**Objective**
In the records below, find the line containing "What Plotly code" and the line containing "1283, 1362, 1460]". Give again exactly those lines and every line between them, omitting the pictures.

**The data**
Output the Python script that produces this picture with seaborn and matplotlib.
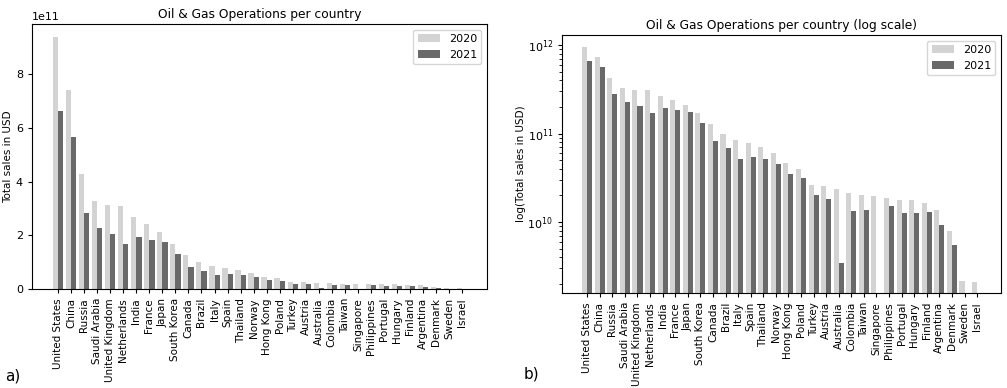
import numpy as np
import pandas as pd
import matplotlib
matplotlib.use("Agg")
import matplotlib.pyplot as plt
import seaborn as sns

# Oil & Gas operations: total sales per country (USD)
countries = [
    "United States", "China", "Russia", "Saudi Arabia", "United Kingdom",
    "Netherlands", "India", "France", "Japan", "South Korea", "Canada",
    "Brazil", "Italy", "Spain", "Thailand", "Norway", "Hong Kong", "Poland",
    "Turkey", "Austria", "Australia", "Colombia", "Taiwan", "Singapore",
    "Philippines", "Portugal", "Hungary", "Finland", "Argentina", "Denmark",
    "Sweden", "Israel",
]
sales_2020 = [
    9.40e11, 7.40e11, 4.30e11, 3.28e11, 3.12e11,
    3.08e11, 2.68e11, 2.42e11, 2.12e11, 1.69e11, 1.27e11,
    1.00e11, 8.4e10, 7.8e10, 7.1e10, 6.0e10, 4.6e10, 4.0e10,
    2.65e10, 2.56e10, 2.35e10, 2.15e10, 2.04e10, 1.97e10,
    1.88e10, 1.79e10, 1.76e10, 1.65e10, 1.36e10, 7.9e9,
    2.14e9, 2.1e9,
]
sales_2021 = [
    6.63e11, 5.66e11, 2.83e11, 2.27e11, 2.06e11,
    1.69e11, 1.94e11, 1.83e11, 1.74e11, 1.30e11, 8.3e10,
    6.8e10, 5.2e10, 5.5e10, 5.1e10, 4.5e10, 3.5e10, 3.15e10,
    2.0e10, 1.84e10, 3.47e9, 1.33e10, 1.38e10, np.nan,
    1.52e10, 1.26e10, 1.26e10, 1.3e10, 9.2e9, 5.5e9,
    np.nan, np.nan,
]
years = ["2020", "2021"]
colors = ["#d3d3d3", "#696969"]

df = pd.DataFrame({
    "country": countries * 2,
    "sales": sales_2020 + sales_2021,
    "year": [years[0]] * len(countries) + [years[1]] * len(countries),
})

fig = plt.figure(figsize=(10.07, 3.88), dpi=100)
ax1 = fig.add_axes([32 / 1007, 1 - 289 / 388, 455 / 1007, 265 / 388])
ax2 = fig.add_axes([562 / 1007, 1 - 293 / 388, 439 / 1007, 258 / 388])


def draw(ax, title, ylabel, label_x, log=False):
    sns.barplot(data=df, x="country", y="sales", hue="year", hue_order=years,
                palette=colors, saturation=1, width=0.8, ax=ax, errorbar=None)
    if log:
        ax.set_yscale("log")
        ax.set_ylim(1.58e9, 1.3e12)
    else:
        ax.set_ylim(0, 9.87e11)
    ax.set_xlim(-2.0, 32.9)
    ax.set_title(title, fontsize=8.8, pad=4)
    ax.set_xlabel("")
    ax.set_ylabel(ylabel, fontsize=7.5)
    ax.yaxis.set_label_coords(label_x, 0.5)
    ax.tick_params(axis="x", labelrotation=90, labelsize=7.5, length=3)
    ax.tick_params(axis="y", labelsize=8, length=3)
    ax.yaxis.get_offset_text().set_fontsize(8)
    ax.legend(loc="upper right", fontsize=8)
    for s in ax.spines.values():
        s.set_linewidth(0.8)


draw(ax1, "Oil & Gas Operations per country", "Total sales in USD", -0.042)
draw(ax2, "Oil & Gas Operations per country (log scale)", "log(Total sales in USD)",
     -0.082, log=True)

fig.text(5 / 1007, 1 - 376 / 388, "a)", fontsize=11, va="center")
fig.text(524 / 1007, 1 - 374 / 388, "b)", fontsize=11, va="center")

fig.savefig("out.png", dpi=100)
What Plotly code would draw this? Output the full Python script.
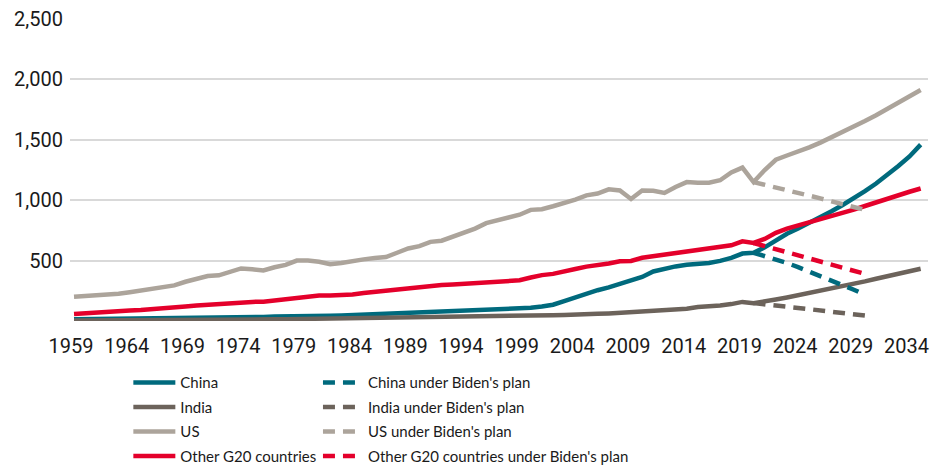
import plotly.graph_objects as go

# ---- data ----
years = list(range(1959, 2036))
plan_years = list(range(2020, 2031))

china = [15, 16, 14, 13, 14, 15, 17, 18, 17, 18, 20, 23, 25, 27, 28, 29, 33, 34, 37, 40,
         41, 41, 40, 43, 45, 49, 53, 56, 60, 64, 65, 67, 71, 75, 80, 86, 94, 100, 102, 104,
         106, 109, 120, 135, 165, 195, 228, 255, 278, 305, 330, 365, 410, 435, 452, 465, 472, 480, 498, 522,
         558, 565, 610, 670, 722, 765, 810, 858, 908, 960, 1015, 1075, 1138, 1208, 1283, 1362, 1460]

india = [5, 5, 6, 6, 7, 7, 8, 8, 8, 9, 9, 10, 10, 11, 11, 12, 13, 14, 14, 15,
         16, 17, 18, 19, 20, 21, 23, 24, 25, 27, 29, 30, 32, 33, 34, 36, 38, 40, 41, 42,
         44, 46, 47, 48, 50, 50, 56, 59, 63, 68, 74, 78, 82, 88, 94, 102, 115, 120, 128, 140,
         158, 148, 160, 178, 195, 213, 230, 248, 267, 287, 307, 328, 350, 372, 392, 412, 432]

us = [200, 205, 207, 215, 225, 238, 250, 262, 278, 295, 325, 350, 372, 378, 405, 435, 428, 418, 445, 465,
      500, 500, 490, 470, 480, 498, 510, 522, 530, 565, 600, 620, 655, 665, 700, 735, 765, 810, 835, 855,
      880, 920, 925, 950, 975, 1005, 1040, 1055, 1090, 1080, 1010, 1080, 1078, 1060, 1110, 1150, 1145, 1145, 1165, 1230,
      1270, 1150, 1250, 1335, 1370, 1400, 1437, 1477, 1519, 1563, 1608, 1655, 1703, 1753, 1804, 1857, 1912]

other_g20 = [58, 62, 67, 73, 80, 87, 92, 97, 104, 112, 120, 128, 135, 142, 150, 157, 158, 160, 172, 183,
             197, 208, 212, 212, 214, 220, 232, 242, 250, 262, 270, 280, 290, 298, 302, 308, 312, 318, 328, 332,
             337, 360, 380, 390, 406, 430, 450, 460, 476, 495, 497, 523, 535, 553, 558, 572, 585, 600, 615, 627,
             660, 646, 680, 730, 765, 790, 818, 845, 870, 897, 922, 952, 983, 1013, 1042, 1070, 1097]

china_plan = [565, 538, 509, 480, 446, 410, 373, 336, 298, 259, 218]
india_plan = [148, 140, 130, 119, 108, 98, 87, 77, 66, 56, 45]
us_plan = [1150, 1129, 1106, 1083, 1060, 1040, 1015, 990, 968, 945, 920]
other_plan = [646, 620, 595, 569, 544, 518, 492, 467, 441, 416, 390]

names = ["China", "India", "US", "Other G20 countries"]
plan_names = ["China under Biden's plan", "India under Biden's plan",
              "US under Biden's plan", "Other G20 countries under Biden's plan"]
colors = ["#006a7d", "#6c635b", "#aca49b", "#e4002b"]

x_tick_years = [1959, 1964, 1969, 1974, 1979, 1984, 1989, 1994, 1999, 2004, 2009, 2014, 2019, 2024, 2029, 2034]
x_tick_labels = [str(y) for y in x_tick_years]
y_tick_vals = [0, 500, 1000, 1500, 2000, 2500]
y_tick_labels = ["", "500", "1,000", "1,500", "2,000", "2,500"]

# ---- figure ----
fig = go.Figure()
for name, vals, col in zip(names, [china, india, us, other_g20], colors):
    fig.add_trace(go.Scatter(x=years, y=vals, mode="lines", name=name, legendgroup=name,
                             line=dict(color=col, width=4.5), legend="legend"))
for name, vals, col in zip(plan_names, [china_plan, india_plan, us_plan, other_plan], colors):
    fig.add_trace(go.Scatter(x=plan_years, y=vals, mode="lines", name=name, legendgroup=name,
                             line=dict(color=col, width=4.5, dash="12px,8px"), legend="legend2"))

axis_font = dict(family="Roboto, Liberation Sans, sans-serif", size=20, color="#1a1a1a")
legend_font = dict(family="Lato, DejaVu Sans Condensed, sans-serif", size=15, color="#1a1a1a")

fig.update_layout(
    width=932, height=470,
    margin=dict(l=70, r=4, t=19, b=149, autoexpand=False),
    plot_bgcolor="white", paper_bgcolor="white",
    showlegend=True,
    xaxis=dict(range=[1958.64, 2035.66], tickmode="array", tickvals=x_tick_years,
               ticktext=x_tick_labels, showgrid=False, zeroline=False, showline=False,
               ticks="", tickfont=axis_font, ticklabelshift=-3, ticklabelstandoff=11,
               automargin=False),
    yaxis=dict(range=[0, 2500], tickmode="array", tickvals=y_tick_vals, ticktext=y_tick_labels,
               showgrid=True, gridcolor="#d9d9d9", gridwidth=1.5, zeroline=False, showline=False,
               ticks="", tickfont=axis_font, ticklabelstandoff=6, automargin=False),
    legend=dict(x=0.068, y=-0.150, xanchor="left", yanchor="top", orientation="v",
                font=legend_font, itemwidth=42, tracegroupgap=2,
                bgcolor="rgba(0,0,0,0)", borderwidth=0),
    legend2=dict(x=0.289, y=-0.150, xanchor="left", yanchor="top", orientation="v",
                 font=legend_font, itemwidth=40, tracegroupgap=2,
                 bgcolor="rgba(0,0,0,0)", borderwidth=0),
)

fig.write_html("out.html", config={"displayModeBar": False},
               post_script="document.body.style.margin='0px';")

**Result for this exercise**
What Plotly code would draw this? Output the full Python script.
import plotly.graph_objects as go

# ---- data ----
years = list(range(1959, 2036))
plan_years = list(range(2020, 2031))

china = [15, 16, 14, 13, 14, 15, 17, 18, 17, 18, 20, 23, 25, 27, 28, 29, 33, 34, 37, 40,
         41, 41, 40, 43, 45, 49, 53, 56, 60, 64, 65, 67, 71, 75, 80, 86, 94, 100, 102, 104,
         106, 109, 120, 135, 165, 195, 228, 255, 278, 305, 330, 365, 410, 435, 452, 465, 472, 480, 498, 522,
         558, 565, 610, 670, 722, 765, 810, 858, 908, 960, 1015, 1075, 1138, 1208, 1283, 1362, 1460]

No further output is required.